I think it's safe to say that most gamers were disappointed that Nintendo went the micro-transaction route with their Candy Crush Saga clone, Pokémon Shuffle. It would've been nice if Nintendo had not had to stoop to such low tactics, but these are hard times for casual video games, and although I'm skeptical that pandering by trying to emulate smartphone successes will pay off, I don't begrudge them too much for trying.
Anyway, I tried to go into the game with an open mind. I've played Shuffle's predecessor, Pokemon Trozei, and although the sprites are similar, the mechanics are quite different. Whereas that game was more about quick reactions as opposed to skill in setting up combos and chains, this game really is like a typical match 3 game like Candy Crush Saga and for the most part you're not timed. It's nice to not have to rush to make your next move, although the options of next moves are so limited that I got by just fine with making optimal best single moves and not having to bother trying to plan anything in advance.

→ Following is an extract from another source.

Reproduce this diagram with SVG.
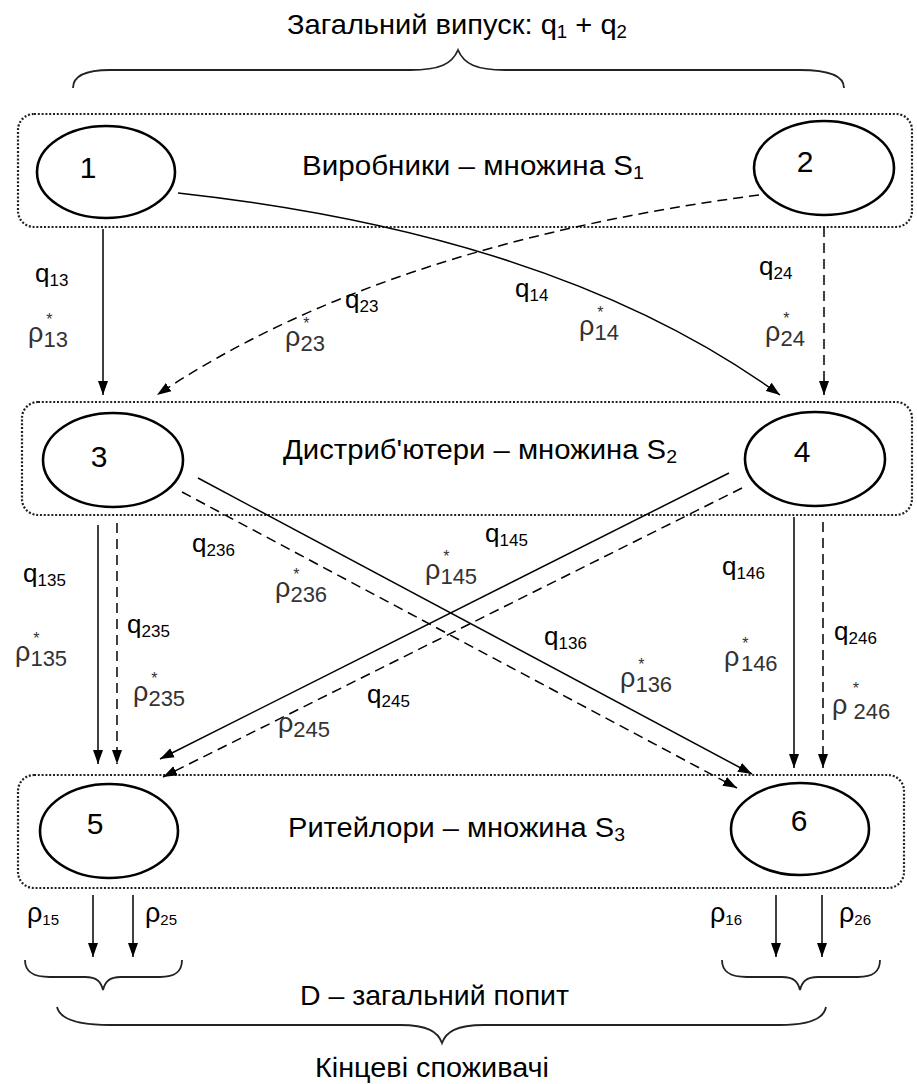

The game does a pretty good job of balancing letting you play for free vs. encouraging you to buy credits. Credits recharge one every half hour for a maximum of 5, so for me most sessions lasted about 25 minutes: 5 free credits to play about 20 minutes, and then 10 minutes of waiting before playing another few minutes. The game periodically gives you bonus extra credits, and I never felt tempted to spend real world money, although I suppose I can see how people could get sucked into it if they were fixated on "catching 'em all" as many of the pokemon seem to have fairly low catch rates. As usual Genius Sonority did a pretty good job of incorporating Pokemon mechanics into the game, in particular by including mega evolutions, although the levelling-up system is somewhat underused since the pokemon you catch don't evolve and catching the next evolution of a pokemon is invariably more powerful than its pre-evolution.
Anyway, there are also special daily challenges and a group of bonus stages that are timed, and although I was somewhat addicted to it for about a week I'd pretty much had enough after getting about a third of the way through the main levels. It was an okay time-waster for my daily commute, especially since it's free and I didn't have any need to spend real money. I wasn't nearly as offended by it as Destructoid was, and in general felt somewhat positive about it, similar to NintendoLife, but as a gaming experience it was all pretty bland and forgettable despite the cute Pokemon trappings. Hopefully I'll be getting back to something a little more substantial in my next entry.